The neorationalists worked against this background of historical awareness, of studying the shape or morphology of the city and of responding to current needs in the light of past heritage. So they were keen to build sensitively, but imaginatively in the great cities of Europe—and to avoid their domination by modernism, by the brash values of consumerist society or by the often crass designs of the communist countries of eastern Europe. They wanted to build new buildings, but structures that showed an awareness of and sensitivity to the past.

The movement emerged most strongly in Italy, where architects had the opportunity to learn from stunning historical cities. Rossi was also stimulated by the paintings of Giorgio de Chirico, haunting, surreal canvases in which strong, raking light plays on the details of quiet city squares and streets, picking out arcades, towers, monuments and statues. Rossi’s work, exemplified by his cemetery buildings in Modena, evokes a similar atmosphere, with arch-lined “streets,” a pale red-walled ossuary with a pattern of square openings in the wall and quiet, open spaces.


From building to product

The classical geometry of neorationalist buildings can be applied to much smaller forms than those of buildings, and some architects of the movement have also worked in product design. Aldo Rossi, for example, produced several designs for Alessi, including a striking stockpot called La Cupola (below right). It is based on a simple, shiny, metal cylinder topped by a hemispherical, dome-like lid. Mario Botta’s pitcher (below left), also designed for Alessi, is likewise based on a cylinder, but with its top sliced off at a steep angle, rather like the roof of one of his buildings.

Striking stockpot called La Cupola
Striking stockpot called La Cupola

There is something in the pure forms and monumental quality of these buildings that recalls the vast unbuilt projects of those great French masters of the 18th-century age of reason, Boullée and Ledoux (see Reason). The French architects’ big abstract forms— Boullée’s plan to build a spherical monument to Isaac Newton 152 meters (500 ft) in diameter, for example—have a similar quality and this is revealed in the respective architects’ drawings. Rossi’s aerial perspective of the cemetery project shows the buildings casting long, dark shadows that recall Boullée’s work.

Neorationalism began in Italy, spearheaded by Rossi’s writings and by a book by another Italian architect, Giorgio Grassi, La costruzione logica dell’architettura. It bore fruit in works such as Rossi’s housing scheme in the Gallaratese district of Milan and his reconstruction of the damaged Teatro Carlo Felice in Genoa.

“The Tendenza was clearly an attempt to save both architecture and the city from being overrun by the all-pervasive forces of megalopolitan consumerism.” Kenneth Frampton, Modern Architecture: A Critical History

Beyond Italy

But many buildings influenced by the movement have been created outside Italy, making similar play with archetypal shapes and strange, tantalizing openings, as if conjuring up the ghosts of past buildings, but also suggesting that there is something interesting and different inside.

Some of the buildings of the Portuguese architect Álvaro Siza work in this way—his Galician Center for Contemporary Art at Santiago de Compostela, for example, a huge, apparently simple form with dramatic horizontal “slices” cut out of it that seem to invite the visitor inside.

One of the most successful architects influenced by these ideas is Mario Botta, the Swiss designer of a wide range of buildings characterized by strong and evocative forms.

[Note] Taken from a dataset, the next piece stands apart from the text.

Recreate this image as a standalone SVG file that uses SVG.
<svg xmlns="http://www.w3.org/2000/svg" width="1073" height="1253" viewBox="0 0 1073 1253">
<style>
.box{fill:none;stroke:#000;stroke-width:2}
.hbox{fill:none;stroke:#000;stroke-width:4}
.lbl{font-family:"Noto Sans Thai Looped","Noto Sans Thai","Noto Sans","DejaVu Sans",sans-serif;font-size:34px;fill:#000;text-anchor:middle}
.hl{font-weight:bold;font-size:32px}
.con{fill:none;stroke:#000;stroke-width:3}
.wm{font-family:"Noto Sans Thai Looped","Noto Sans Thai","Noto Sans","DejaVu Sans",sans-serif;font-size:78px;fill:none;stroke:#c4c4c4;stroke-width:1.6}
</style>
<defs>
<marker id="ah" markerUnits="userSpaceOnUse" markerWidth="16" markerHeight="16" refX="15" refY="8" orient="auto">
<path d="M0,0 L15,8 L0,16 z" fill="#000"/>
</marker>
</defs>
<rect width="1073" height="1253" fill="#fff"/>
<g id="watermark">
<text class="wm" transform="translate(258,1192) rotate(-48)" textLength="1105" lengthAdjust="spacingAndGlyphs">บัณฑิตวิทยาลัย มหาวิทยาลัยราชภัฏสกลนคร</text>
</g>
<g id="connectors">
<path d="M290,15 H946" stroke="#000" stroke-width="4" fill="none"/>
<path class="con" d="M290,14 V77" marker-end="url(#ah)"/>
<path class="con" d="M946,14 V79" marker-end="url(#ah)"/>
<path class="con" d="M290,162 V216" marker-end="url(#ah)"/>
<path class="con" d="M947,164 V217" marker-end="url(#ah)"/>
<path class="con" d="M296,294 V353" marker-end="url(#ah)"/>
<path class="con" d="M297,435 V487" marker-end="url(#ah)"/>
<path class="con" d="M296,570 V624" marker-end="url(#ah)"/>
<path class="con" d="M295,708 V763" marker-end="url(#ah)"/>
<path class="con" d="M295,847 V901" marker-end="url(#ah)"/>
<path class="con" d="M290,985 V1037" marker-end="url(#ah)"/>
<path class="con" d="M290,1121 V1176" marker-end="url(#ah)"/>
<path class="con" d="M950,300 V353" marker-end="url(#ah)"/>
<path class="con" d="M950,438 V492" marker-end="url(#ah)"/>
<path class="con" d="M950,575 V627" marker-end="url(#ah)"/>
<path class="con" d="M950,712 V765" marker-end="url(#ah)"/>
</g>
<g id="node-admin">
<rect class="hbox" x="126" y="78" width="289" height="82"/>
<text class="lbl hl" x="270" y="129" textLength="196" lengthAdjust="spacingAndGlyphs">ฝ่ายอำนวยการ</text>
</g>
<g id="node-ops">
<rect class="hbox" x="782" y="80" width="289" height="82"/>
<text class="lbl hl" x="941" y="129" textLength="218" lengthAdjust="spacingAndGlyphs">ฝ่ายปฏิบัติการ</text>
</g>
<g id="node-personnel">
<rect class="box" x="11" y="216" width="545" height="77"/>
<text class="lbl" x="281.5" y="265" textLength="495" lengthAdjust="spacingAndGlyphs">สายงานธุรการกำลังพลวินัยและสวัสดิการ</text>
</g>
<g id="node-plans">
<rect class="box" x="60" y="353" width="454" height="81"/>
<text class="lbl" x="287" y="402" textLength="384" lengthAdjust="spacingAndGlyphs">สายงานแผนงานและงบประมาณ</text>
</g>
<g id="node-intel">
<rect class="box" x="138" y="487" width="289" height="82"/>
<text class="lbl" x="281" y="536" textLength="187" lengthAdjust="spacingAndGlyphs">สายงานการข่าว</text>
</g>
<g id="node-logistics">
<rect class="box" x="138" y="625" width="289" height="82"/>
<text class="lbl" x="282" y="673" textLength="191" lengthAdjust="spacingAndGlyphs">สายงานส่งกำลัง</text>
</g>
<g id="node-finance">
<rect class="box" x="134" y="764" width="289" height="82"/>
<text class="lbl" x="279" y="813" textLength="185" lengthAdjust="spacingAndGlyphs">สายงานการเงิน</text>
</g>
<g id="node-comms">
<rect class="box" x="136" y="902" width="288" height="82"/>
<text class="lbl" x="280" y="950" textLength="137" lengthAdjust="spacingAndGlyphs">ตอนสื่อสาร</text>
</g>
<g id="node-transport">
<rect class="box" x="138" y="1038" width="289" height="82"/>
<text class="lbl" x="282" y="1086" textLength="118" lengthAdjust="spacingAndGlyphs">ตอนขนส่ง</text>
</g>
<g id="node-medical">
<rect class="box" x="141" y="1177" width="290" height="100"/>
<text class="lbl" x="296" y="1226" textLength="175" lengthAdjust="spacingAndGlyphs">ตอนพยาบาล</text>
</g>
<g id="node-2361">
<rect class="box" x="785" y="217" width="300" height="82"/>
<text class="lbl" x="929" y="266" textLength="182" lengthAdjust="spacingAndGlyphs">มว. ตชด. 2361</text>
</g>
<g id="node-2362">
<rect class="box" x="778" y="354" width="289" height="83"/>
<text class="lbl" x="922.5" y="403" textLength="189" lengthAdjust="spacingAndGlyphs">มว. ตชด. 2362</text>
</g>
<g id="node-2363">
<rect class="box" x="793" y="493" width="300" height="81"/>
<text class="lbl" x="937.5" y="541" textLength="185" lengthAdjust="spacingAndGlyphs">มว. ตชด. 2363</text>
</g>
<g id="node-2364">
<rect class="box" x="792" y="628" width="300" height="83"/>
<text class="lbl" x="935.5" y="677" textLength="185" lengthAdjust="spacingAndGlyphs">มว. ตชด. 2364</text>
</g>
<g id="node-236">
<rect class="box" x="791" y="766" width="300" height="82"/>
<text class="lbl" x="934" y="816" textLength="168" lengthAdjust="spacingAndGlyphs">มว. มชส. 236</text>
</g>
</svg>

In France H.E. Ciriani showed the influence of neorationalism in a housing complex at Marne-la-Vallée near Paris. And in Germany Mathias Ungers and J.P. Kleihues have worked in a similar way to the Italian neorationalists, setting sensitive new buildings in historic town centers.

Many cities in western Europe have benefited from these architects’ sensitive approach to urban design and form, reminding us that new buildings can sit comfortably beside old ones, while adding something fresh to the ever-changing urban mix.